A car alleged to be used  by a man accused of killing Salford gangland figure, Paul Massey, was spotted close to the scene of the fatal shooting, a murder trial jury was told today.

PC Martin Wakeman took to the stand at Liverpool Crown Court to give evidence in the ongoing trial. The police officer specialises in identifying vehicles linked to crimes, and has spent hours studying the CCTV footage involved in the case.

Massey, 55, was gunned down in July 2015 outside his Salford home. He was a well-known figure and had been involved in security firms operating in Manchester.

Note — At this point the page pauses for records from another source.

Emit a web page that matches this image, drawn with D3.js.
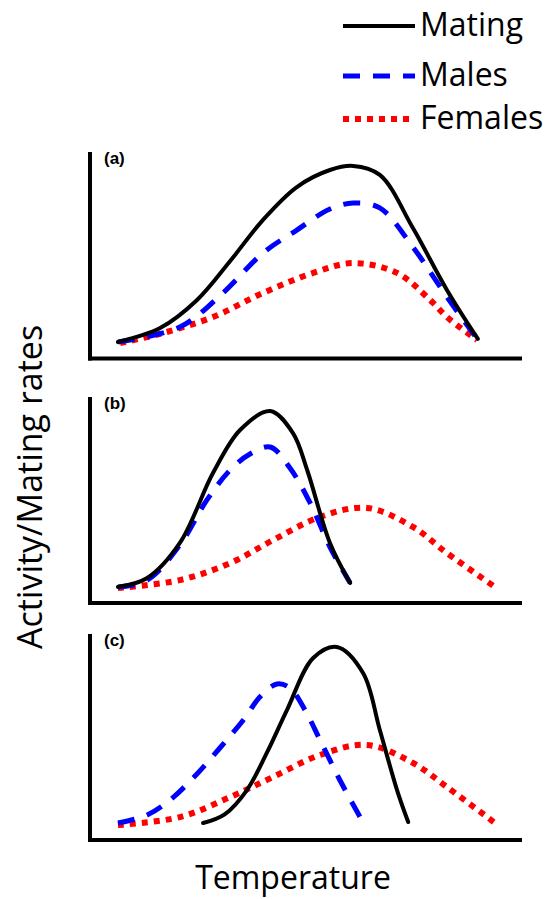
<!DOCTYPE html>
<html>
<head>
<meta charset="utf-8">
<script src="https://cdn.jsdelivr.net/npm/d3@7"></script>
<style>
  body { margin: 0; background: #fff; }
  text { font-family: "Open Sans", sans-serif; }
</style>
</head>
<body>
<script>
// schematic values: temperature 0..100, rate 0..100
var panelLabels = ["(a)", "(b)", "(c)"];
var seriesNames = ["Mating", "Males", "Females"];

var aMatingT = [6.5, 16.3, 24.9, 32.6, 40.2, 48.1, 55.8, 61.2, 67.4, 75.1, 83.0, 90.2];
var aMatingV = [7.8, 14.6, 28.3, 47.3, 67.3, 83.4, 91.7, 93.7, 89.3, 63.4, 33.2, 9.3];
var aMalesT = [6.5, 20.9, 30.9, 40.2, 48.1, 55.8, 61.2, 67.4, 75.1, 83.0, 90.2];
var aMalesV = [7.8, 15.1, 31.7, 51.2, 62.4, 72.7, 75.6, 73.2, 54.1, 29.8, 8.8];
var aFemalesT = [7.0, 17.0, 28.6, 40.2, 51.9, 61.2, 71.4, 79.1, 83.0, 90.0];
var aFemalesV = [7.3, 12.2, 20.0, 31.7, 41.5, 46.3, 41.5, 28.3, 20.0, 8.8];

var bMatingT = [6.5, 13.3, 20.9, 28.6, 34.9, 41.9, 47.2, 50.5, 55.8, 60.5];
var bMatingV = [7.3, 11.7, 28.8, 62.9, 83.9, 93.2, 82.4, 64.4, 28.8, 9.3];
var bMalesT = [6.5, 13.3, 20.9, 27.2, 32.6, 37.2, 41.9, 46.5, 51.2, 55.8, 60.5];
var bMalesV = [7.3, 10.7, 27.8, 49.8, 64.4, 72.2, 75.6, 65.4, 48.3, 26.8, 9.3];
var bFemalesT = [6.5, 20.9, 32.6, 42.6, 53.5, 64.4, 75.1, 83.0, 94.2];
var bFemalesV = [6.8, 10.7, 19.0, 30.2, 41.5, 45.9, 36.6, 23.9, 7.3];

var cMatingT = [26.3, 31.4, 36.5, 41.2, 45.8, 51.9, 57.4, 63.5, 67.4, 71.4, 74];
var cMatingV = [7.3, 11.7, 23.4, 41.9, 62.4, 87.8, 93.2, 80.5, 52.7, 23.4, 7.8];
var cMalesT = [6.5, 13.3, 18.6, 24.0, 30.2, 36.0, 39.5, 43.5, 46.5, 50.0, 53.5, 58.1, 62.8];
var cMalesV = [7.3, 11.2, 18.5, 29.3, 43.9, 58.5, 68.8, 75.1, 73.2, 62.4, 47.8, 28.3, 10.2];
var cFemalesT = [6.5, 20.9, 32.6, 42.6, 53.5, 64.4, 75.1, 83.0, 94.2];
var cFemalesV = [6.3, 10.2, 20.0, 29.8, 40.5, 45.4, 36.6, 24.9, 7.3];

var panelData = [
  [[aMatingT, aMatingV], [aMalesT, aMalesV], [aFemalesT, aFemalesV]],
  [[bMatingT, bMatingV], [bMalesT, bMalesV], [bFemalesT, bFemalesV]],
  [[cMatingT, cMatingV], [cMalesT, cMalesV], [cFemalesT, cFemalesV]]
];

var width = 554, height = 899;
var svg = d3.select("body").append("svg")
  .attr("width", width).attr("height", height);

var styles = [
  { color: "#000", w: 4, dash: null, cap: "round" },
  { color: "#0000ff", w: 5, dash: "17,13", cap: "butt" },
  { color: "#ff0000", w: 6, dash: "6,6", cap: "butt" }
];

// where each panel sits
var panels = [
  { zero: 358, top: 152, axisY: 358.5 },
  { zero: 602, top: 397, axisY: 603 },
  { zero: 838, top: 634, axisY: 840 }
];

var x = d3.scaleLinear().domain([0, 100]).range([90, 520]);

panels.forEach(function(p, i) {
  var y = d3.scaleLinear().domain([0, 100]).range([p.zero, p.zero - 205]);
  var g = svg.append("g");

  // axes
  g.append("line").attr("x1", 90).attr("x2", 90)
    .attr("y1", p.top).attr("y2", p.axisY + 2)
    .attr("stroke", "#000").attr("stroke-width", 4);
  g.append("line").attr("x1", 88).attr("x2", 522)
    .attr("y1", p.axisY).attr("y2", p.axisY)
    .attr("stroke", "#000").attr("stroke-width", 4);

  g.append("text").attr("x", 104).attr("y", p.top + 12)
    .style("font-family", "'Liberation Sans', Arial, sans-serif")
    .style("font-weight", "bold").style("font-size", "17px")
    .text(panelLabels[i]);

  var line = d3.line()
    .x(function(d) { return x(d[0]); })
    .y(function(d) { return y(d[1]); })
    .curve(d3.curveCatmullRom.alpha(0.5));

  // draw females first, mating on top
  [2, 1, 0].forEach(function(s) {
    var ts = panelData[i][s][0], vs = panelData[i][s][1];
    var pts = ts.map(function(t, k) { return [t, vs[k]]; });
    g.append("path").attr("d", line(pts))
      .attr("fill", "none")
      .attr("stroke", styles[s].color)
      .attr("stroke-width", styles[s].w)
      .attr("stroke-dasharray", styles[s].dash)
      .attr("stroke-linecap", styles[s].cap);
  });
});

// legend
var legY = [26, 76, 119];
seriesNames.forEach(function(name, s) {
  svg.append("line").attr("x1", 343).attr("x2", 415)
    .attr("y1", legY[s]).attr("y2", legY[s])
    .attr("stroke", styles[s].color)
    .attr("stroke-width", styles[s].w)
    .attr("stroke-dasharray", styles[s].dash);
  svg.append("text").attr("x", 420).attr("y", legY[s] + 10)
    .style("font-size", "32px").text(name);
});

// axis titles
svg.append("text")
  .attr("transform", "translate(42,487) rotate(-90)")
  .attr("text-anchor", "middle")
  .style("font-size", "34px")
  .text("Activity/Mating rates");

svg.append("text").attr("x", 293).attr("y", 889)
  .attr("text-anchor", "middle")
  .style("font-size", "32px")
  .text("Temperature");
</script>
</body>
</html>
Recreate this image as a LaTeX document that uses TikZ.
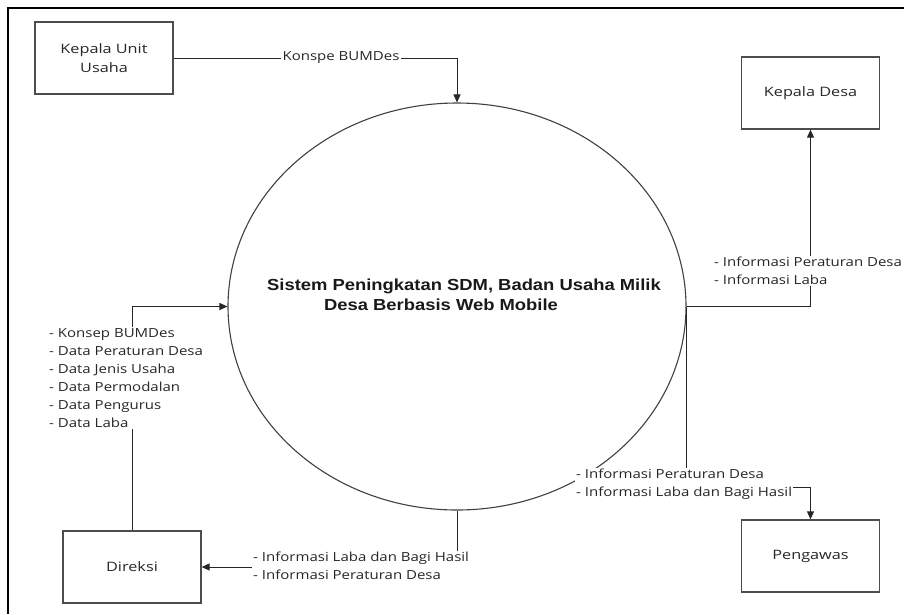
\documentclass[tikz,border=0pt]{standalone}
\usepackage{fontspec}
\setmainfont{Open Sans}
\newfontfamily\lblfont[FakeStretch=1.2]{Open Sans}
\newfontfamily\entfont[FakeStretch=1.25]{Open Sans}
\newfontfamily\titlefont[FakeStretch=1.15]{Liberation Sans}
\usetikzlibrary{arrows.meta,shapes.geometric}
\begin{document}
\begin{tikzpicture}[x=1pt,y=-1pt,
  entity/.style={draw=black!70, line width=1.3pt, minimum width=138pt, minimum height=72pt,
    inner sep=0pt, font=\entfont\fontsize{13}{19}\selectfont, align=center, text=black!85},
  flow/.style={draw=black!85, line width=1pt},
  arr/.style={flow, -{Triangle[width=7pt,length=8pt]}},
  lbl/.style={font=\lblfont\fontsize{12.5}{18}\selectfont, align=left, inner sep=1pt, fill=white, text=black!85}]

\useasboundingbox (0,0) rectangle (904,614);
\draw[line width=1.2pt] (904,8) -- (8,8) -- (8,614);

\node[entity] (kuu) at (104,58) {Kepala Unit\\Usaha};
\node[entity] (kd) at (810.5,93) {Kepala Desa};
\node[entity] (dir) at (132,567) {Direksi};
\node[entity] (peng) at (810.5,556) {Pengawas};
\node[draw=black!75, line width=1.1pt, ellipse, minimum width=458pt, minimum height=407pt, inner sep=0pt] (sys) at (457,306.5) {};
\node[font=\titlefont\bfseries\fontsize{16}{20}\selectfont, align=center, text=black!90] (title) at (464,295)
  {Sistem Peningkatan SDM, Badan Usaha Milik\\Desa Berbasis Web Mobile\hspace*{46pt}};

% Kepala Unit Usaha -> Sistem
\draw[arr] (kuu.east) -| (sys.north);
\node[lbl, inner xsep=2pt] (l1) at (341,58) {Konspe BUMDes};

% Sistem -> Kepala Desa
\draw[arr] (sys.east) -| (kd.south);
\node[lbl, anchor=west] (l2) at (713,271) {- Informasi Peraturan Desa\\- Informasi Laba};

% Sistem -> Pengawas
\coordinate (c1) at (sys.east |- 0,487);
\coordinate (c2) at (peng.north |- 0,487);
\draw[arr] (sys.east) -- (c1) -- (c2) -- (peng.north);
\node[lbl, anchor=west] (l3) at (575,484) {- Informasi Peraturan Desa\\- Informasi Laba dan Bagi Hasil};

% Sistem -> Direksi
\draw[arr] (sys.south) |- (dir.east);
\node[lbl, anchor=west] (l4) at (252,566) {- Informasi Laba dan Bagi Hasil\\- Informasi Peraturan Desa};

% Direksi -> Sistem
\draw[arr] (dir.north) |- (sys.west);
\node[lbl, anchor=west] (l5) at (48,378) {- Konsep BUMDes\\- Data Peraturan Desa\\- Data Jenis Usaha\\- Data Permodalan\\- Data Pengurus\\- Data Laba};
\end{tikzpicture}
\end{document}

John Kinsella, 53, from Everton, died after being shot in May this year whilst on a dog walk with his partner.

Stephen Boyle, 35, and Mark Fellow, 38, are jointly accused of both murders and the attempted murder of Kinsella’s partner Wendy Owen.

Paul Greaney, QC, for the prosecution, questioned PC Wakeman, over evidence that links a Skoda Superb car with Fellows in the months leading up to the killings. Mr Greaney said it is accepted Fellows was the user of the five door Skoda Superb and it was spotted by CCTV cameras near the scene of the crime and driving past Massey’s home.

The jury was shown images of the Skoda and PC Wakeman says the car shown in all images is consistent with Fellow’s vehicle.

Mr Greaney said the CCTV footage showed a Skoda vehicle going towards or past Massey’s home a number of times on July 20th, 21st, 22nd, 23rd and 24th.

Mr Greaney told the court Fellows travelled from his home to the Red Lion pub on July 26. This was not following a direct route and instead passing the house of Paul Massey.

PC Wakeman also analysed the footage of Boyle’s car leading up to the killings. Boyle owns a Vauxhall Insignia car. PC Wakeman stated that a car passed through the traffic lights 17 seconds after Massey’s vehicle then turns and it was a white Insignia.

Peter Wright, QC, defending Boyle, said the jury should consider that the quality of the footage is poor and should draw their own conclusions from it.

PC Wakeman accepted the footage was poor and along with the weather conditions it was difficult to make a positive identification.

Last month, the court heard that a Garmin Forerunner watch belonging to Fellows was a key piece of evidence in the case against the accused men.

This type of watch worn by keen runners and cyclists has a GPS function enabling routes to be recorded, along with other information such as pace and distance.

The use of the Garmin watch showed that a few months before the shooting of Massey the wearer of the watch had travelled from his home to the area behind a church in which the killer lay in wait for his victim on July 26, 2015.

The trial continues at Liverpool Crown Court.